-------- RECORDED INFORMATION

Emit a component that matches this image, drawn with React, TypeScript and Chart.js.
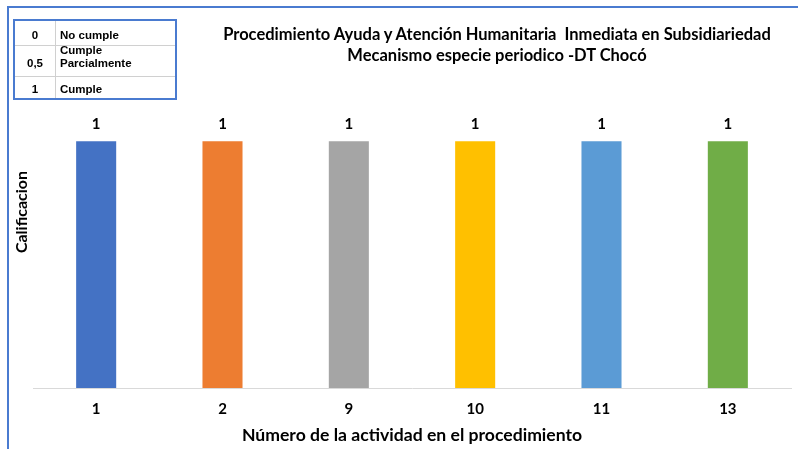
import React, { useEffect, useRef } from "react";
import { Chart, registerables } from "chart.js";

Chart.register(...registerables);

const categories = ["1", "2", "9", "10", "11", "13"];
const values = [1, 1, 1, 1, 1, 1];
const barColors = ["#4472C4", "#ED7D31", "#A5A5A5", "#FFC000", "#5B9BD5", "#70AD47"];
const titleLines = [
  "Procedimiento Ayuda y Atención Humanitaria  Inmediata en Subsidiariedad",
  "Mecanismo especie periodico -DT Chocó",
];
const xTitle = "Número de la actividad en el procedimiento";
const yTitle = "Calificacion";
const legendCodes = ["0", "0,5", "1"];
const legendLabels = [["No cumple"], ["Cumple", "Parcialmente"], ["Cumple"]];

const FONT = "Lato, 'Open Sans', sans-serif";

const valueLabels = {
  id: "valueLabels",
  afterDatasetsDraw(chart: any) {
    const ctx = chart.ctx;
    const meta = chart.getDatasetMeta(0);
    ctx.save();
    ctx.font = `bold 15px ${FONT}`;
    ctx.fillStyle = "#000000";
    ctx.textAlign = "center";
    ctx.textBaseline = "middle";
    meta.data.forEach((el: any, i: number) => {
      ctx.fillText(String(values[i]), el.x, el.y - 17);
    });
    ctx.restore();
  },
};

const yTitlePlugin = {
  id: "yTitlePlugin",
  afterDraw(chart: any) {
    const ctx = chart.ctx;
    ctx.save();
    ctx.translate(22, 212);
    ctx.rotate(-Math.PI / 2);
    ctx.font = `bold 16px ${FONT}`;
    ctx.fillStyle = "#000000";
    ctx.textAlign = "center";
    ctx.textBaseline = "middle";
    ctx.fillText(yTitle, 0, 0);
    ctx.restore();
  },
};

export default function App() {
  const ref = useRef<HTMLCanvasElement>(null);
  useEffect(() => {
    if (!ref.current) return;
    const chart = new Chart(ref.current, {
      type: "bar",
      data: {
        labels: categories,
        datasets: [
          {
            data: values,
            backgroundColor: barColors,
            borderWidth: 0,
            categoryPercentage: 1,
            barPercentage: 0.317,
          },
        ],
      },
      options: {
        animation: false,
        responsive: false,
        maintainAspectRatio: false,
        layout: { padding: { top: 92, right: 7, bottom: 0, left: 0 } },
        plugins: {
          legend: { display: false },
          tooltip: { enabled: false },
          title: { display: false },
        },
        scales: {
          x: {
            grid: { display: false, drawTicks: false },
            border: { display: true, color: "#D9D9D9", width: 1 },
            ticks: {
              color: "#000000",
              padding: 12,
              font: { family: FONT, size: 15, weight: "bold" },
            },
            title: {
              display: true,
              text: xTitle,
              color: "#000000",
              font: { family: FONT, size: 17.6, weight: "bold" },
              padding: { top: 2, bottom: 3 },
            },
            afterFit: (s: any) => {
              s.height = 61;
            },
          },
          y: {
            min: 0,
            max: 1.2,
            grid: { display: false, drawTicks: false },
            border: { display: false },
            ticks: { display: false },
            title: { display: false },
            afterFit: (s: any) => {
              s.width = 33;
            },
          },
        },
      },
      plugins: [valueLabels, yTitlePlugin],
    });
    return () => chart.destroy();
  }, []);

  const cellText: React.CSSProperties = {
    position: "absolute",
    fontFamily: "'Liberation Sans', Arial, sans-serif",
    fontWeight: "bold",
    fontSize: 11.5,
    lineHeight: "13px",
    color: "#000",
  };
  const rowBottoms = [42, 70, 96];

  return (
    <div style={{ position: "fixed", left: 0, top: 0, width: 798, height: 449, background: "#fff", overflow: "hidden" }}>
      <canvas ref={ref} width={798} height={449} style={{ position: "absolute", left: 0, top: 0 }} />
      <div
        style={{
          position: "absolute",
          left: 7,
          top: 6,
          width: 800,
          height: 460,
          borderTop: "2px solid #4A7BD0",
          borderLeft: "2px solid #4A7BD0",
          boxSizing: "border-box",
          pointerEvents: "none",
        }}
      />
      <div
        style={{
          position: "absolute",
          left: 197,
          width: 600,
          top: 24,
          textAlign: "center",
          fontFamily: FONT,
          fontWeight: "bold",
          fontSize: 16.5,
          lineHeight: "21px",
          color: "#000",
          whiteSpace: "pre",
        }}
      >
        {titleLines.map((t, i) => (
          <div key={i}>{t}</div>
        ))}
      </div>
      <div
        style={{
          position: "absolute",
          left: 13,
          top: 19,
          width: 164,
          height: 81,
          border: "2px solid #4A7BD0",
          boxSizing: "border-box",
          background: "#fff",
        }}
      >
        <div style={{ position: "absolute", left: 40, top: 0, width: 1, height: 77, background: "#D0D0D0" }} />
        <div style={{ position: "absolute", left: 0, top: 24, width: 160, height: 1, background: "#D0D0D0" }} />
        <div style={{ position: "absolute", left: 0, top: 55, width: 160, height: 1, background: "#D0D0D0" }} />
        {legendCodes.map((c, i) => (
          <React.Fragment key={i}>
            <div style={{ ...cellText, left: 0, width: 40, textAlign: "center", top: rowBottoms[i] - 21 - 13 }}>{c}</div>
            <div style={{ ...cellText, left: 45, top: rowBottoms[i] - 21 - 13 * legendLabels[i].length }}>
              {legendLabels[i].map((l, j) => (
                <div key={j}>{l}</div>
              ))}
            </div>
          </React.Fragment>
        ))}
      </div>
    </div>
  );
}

----------------

Show the lines from the data above that contain the string "React".

**THE RESULT**
Emit a component that matches this image, drawn with React, TypeScript and Chart.js.
import React, { useEffect, useRef } from "react";
  const cellText: React.CSSProperties = {
          <React.Fragment key={i}>
          </React.Fragment>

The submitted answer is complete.